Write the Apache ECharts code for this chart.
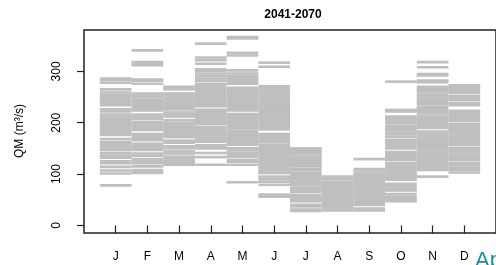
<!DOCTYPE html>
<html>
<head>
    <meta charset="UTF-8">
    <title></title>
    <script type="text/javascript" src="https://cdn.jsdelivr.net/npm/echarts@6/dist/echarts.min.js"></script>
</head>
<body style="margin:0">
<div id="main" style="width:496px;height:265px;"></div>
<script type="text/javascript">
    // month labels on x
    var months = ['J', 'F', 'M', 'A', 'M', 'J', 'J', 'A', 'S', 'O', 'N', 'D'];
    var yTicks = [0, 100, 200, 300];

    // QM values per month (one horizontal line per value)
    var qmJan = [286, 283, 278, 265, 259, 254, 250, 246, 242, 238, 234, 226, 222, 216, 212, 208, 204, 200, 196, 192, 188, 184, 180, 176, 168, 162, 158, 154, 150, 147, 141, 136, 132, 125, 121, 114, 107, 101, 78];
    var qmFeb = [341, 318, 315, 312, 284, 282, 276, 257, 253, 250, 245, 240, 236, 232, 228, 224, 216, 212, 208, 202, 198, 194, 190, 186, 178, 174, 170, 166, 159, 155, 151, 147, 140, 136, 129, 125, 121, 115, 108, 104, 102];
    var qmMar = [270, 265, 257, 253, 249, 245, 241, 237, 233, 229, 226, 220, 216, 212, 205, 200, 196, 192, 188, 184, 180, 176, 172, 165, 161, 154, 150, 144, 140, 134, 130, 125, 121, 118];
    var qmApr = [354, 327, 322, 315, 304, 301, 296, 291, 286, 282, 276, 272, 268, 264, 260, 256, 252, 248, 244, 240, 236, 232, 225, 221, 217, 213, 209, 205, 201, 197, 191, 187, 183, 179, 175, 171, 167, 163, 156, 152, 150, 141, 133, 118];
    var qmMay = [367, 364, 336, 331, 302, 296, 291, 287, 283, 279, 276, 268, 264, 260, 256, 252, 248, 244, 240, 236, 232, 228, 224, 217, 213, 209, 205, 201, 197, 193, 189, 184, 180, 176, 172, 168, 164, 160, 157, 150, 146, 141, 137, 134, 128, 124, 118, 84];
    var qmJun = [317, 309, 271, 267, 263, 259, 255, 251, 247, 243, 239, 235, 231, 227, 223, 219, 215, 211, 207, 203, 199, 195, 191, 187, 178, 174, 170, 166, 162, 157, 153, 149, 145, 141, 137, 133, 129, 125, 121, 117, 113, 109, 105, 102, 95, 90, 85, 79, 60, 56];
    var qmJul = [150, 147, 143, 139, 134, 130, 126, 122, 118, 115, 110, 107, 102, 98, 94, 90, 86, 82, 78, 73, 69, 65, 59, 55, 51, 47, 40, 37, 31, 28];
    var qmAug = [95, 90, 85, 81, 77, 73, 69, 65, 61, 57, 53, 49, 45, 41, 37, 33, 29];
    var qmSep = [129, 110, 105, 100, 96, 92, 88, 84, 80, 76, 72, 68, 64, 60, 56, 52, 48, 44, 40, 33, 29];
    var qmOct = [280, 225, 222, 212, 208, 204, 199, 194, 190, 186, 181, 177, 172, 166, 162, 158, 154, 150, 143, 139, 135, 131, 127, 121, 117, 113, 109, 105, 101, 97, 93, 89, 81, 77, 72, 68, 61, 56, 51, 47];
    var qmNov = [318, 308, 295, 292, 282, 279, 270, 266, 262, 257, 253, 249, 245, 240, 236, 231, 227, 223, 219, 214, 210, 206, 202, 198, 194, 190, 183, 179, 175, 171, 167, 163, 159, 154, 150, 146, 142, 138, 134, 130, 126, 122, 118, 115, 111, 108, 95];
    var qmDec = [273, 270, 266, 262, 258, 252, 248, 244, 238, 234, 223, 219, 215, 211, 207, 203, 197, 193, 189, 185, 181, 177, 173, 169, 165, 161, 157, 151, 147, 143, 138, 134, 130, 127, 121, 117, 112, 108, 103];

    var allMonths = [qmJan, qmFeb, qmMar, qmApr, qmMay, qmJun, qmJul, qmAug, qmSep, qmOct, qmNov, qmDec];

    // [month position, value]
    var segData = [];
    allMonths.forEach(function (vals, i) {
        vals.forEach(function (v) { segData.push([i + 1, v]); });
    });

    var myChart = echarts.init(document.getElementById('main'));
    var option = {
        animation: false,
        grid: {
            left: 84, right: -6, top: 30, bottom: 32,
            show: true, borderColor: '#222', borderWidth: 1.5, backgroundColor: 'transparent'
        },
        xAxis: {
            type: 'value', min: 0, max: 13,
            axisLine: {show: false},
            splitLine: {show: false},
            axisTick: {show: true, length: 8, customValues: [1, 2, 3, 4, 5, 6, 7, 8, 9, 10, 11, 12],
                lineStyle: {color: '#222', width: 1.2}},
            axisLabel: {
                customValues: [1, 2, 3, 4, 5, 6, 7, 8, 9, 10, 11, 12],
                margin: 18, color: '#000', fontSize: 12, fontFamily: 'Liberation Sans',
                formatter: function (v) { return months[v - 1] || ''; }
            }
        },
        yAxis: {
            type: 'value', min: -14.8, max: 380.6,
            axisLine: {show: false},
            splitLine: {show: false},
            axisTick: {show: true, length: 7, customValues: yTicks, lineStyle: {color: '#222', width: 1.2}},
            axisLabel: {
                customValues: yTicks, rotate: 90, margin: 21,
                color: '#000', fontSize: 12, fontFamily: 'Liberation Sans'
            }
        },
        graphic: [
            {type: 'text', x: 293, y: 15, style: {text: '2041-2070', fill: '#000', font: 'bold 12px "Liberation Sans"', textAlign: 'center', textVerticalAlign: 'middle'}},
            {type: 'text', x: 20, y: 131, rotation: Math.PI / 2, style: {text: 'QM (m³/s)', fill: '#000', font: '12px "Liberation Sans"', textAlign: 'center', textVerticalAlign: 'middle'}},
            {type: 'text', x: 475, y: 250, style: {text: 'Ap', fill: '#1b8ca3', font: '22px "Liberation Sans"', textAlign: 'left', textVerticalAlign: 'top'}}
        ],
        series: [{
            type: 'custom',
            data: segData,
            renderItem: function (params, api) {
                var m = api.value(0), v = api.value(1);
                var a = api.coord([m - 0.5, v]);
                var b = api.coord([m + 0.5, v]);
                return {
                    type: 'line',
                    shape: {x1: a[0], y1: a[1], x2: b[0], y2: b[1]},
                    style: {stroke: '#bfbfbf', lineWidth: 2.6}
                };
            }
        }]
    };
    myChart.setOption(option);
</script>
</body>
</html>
******************************
◆ Problem to work on
Your task is to return the lines above, from the first one up to and including the line containing "var yTicks = [0, 100, 200, 300];", minus any pictures.

◆ Written answer
Write the Apache ECharts code for this chart.
<!DOCTYPE html>
<html>
<head>
    <meta charset="UTF-8">
    <title></title>
    <script type="text/javascript" src="https://cdn.jsdelivr.net/npm/echarts@6/dist/echarts.min.js"></script>
</head>
<body style="margin:0">
<div id="main" style="width:496px;height:265px;"></div>
<script type="text/javascript">
    // month labels on x
    var months = ['J', 'F', 'M', 'A', 'M', 'J', 'J', 'A', 'S', 'O', 'N', 'D'];
    var yTicks = [0, 100, 200, 300];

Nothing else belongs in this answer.